━━━ Record list

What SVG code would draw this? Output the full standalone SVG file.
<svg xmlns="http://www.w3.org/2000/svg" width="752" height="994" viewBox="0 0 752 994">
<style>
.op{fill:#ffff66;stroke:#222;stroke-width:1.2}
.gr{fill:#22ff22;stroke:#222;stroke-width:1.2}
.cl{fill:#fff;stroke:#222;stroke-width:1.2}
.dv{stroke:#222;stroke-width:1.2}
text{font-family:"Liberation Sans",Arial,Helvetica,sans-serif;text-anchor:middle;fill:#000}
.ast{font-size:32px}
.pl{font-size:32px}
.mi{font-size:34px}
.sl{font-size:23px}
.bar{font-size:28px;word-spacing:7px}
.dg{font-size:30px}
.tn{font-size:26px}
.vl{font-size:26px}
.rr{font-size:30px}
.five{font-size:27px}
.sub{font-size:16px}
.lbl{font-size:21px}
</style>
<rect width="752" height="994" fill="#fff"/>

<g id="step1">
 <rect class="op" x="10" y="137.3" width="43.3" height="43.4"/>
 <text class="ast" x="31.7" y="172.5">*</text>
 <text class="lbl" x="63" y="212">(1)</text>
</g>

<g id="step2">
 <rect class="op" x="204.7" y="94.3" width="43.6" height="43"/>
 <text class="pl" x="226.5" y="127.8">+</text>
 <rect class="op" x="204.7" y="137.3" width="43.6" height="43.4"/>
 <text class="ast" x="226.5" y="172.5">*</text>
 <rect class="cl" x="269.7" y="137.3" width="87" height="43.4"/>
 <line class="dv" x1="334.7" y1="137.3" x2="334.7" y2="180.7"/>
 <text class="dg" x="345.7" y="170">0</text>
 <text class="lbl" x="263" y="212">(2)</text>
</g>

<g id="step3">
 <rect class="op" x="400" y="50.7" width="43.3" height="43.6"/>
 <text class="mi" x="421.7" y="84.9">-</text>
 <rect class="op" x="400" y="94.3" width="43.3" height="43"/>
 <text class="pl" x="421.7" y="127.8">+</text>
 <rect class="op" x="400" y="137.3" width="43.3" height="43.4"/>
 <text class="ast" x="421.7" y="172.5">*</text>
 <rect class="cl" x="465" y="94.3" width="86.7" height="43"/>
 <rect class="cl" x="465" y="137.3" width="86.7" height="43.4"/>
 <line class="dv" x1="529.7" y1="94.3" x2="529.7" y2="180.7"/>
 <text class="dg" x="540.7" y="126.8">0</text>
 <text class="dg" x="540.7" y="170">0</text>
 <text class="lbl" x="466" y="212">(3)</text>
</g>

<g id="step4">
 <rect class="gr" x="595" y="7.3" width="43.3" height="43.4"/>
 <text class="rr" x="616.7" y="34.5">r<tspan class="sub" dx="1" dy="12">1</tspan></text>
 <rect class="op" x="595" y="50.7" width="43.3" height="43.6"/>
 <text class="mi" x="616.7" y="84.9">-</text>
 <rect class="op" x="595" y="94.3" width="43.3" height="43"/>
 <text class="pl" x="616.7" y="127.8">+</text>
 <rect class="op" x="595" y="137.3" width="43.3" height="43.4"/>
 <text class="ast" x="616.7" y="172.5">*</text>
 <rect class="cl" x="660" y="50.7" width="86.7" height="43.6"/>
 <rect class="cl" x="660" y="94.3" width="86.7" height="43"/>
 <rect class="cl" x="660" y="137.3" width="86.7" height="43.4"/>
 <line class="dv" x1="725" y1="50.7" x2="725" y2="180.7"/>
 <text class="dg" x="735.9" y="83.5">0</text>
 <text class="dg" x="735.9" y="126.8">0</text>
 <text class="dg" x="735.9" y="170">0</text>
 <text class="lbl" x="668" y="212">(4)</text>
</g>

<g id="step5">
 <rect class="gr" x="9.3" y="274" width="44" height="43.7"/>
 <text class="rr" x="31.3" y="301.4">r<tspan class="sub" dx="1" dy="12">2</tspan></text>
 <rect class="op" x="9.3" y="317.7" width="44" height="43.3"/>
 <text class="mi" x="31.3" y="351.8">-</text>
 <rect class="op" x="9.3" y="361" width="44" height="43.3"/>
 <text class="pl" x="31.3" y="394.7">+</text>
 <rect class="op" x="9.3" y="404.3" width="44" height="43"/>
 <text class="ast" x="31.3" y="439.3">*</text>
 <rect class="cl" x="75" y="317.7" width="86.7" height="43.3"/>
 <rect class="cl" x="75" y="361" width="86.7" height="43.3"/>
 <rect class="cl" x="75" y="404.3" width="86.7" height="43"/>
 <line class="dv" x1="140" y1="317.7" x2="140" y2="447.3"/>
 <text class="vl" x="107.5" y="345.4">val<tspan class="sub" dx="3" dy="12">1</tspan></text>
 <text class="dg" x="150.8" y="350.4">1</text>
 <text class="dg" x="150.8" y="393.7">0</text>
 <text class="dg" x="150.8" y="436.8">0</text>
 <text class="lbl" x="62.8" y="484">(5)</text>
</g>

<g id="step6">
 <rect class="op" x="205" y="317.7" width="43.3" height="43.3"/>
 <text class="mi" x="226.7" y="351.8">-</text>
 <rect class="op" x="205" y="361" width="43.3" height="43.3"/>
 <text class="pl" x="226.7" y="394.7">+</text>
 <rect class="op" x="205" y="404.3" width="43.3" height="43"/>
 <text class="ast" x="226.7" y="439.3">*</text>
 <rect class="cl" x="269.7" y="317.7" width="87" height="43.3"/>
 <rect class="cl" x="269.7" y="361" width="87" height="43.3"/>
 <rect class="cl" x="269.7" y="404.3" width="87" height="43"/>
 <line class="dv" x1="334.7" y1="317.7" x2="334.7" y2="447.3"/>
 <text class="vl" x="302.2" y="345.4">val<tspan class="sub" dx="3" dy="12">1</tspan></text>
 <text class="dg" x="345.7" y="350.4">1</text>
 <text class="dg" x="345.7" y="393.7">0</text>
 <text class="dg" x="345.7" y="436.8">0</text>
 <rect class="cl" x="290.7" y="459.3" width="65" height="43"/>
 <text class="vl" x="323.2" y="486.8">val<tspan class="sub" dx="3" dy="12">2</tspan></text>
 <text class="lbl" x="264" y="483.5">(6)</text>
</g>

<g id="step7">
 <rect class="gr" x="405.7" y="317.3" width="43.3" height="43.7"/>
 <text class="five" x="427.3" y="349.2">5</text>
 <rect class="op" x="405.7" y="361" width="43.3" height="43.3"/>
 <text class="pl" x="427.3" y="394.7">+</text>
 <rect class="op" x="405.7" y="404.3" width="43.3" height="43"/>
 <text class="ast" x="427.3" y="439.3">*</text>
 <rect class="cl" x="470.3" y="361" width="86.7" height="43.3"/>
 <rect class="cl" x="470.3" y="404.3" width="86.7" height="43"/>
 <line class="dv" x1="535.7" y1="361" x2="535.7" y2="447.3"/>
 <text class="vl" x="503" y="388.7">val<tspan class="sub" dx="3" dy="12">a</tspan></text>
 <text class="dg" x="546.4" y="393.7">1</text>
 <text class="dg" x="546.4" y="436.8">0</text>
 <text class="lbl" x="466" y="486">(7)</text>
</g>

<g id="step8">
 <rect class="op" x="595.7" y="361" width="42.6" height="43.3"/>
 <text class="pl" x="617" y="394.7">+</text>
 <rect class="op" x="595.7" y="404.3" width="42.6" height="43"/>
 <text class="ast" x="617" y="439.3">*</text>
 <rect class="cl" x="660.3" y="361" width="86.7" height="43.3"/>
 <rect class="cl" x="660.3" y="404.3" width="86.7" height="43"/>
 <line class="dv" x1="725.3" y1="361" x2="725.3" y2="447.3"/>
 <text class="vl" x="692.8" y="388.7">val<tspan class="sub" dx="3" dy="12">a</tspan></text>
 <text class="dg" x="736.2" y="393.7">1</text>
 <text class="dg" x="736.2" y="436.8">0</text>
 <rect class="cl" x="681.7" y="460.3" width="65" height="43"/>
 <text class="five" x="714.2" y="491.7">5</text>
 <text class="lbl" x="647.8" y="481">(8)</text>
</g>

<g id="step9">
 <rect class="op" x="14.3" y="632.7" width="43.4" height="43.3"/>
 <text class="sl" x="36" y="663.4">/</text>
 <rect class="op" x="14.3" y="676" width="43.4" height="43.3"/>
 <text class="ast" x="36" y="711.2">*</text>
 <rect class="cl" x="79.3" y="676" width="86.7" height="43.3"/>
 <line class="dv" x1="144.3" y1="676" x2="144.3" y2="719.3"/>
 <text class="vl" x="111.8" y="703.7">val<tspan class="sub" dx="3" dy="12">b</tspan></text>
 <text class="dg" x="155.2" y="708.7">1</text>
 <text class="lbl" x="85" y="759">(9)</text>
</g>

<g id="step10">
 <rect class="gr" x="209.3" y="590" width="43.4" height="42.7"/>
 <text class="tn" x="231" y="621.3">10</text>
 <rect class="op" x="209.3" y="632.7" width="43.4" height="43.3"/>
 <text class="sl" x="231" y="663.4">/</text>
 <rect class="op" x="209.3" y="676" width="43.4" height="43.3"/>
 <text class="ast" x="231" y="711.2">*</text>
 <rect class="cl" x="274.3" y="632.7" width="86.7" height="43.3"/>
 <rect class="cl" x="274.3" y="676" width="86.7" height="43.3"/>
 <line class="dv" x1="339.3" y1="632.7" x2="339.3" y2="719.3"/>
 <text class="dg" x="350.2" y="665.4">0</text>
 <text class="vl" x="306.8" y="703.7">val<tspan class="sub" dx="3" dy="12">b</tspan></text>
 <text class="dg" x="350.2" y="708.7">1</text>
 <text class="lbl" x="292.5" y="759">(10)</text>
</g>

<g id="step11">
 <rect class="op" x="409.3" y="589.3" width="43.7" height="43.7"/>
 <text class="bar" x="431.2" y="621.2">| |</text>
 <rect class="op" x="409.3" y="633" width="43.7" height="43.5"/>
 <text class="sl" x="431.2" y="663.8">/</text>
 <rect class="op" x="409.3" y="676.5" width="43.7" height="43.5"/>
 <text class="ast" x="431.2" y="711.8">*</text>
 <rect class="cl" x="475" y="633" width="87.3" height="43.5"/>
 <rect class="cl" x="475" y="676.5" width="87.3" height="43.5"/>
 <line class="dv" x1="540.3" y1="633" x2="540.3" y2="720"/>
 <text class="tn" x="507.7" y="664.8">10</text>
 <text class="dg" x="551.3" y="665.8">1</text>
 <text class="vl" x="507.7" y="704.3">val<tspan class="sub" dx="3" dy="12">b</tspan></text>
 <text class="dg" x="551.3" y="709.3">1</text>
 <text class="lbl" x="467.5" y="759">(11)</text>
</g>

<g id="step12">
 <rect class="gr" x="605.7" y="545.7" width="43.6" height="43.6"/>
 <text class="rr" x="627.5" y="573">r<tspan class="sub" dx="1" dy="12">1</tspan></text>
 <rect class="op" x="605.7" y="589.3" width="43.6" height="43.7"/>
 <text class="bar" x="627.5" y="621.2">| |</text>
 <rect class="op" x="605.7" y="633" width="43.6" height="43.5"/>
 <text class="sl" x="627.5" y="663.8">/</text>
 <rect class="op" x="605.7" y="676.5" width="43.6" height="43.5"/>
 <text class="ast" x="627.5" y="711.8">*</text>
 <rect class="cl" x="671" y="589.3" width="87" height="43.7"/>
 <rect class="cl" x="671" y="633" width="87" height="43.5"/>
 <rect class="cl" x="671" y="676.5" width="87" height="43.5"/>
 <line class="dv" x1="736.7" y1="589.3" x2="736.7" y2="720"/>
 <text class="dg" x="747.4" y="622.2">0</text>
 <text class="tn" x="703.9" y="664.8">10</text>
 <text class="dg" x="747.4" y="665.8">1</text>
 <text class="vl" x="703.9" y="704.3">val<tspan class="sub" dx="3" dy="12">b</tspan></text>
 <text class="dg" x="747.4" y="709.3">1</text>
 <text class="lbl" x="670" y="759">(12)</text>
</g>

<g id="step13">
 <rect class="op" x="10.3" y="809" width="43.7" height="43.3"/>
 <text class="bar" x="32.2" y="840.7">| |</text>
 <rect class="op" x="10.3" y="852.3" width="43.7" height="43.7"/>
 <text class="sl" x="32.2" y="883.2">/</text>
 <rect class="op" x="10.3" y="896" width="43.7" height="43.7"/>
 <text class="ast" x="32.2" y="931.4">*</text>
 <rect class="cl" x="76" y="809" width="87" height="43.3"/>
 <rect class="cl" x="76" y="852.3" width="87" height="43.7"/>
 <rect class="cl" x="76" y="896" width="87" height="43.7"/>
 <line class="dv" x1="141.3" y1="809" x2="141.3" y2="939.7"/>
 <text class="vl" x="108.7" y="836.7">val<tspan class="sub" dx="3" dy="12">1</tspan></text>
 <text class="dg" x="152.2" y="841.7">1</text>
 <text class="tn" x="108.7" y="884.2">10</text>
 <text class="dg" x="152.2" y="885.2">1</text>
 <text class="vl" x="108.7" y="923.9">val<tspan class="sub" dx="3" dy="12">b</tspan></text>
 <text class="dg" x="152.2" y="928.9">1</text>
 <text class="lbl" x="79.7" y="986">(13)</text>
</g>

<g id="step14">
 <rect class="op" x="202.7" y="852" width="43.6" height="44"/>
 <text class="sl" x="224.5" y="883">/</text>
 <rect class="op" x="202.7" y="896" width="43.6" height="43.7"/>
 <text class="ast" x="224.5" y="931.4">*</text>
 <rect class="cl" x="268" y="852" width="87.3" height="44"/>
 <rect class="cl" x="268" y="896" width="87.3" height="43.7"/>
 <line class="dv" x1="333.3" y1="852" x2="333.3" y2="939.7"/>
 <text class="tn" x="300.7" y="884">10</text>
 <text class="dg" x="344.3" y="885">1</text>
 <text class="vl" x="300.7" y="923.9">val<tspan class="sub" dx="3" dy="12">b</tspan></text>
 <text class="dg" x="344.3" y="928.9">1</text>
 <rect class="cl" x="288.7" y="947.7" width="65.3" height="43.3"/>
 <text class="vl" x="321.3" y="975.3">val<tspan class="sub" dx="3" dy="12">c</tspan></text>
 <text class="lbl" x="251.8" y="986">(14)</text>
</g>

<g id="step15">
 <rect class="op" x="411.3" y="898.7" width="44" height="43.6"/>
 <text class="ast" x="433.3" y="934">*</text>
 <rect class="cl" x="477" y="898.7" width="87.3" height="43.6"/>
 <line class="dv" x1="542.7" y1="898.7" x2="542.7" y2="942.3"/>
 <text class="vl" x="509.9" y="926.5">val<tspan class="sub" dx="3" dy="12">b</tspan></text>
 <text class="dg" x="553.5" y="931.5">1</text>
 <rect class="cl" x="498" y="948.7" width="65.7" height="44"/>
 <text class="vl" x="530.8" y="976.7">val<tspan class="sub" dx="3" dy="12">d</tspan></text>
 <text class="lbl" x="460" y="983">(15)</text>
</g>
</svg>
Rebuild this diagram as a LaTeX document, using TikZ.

━━━━━━

Your task: Collect the lines of the records that include the string "this".

Task result:
What SVG code would draw this? Output the full standalone SVG file.
Rebuild this diagram as a LaTeX document, using TikZ.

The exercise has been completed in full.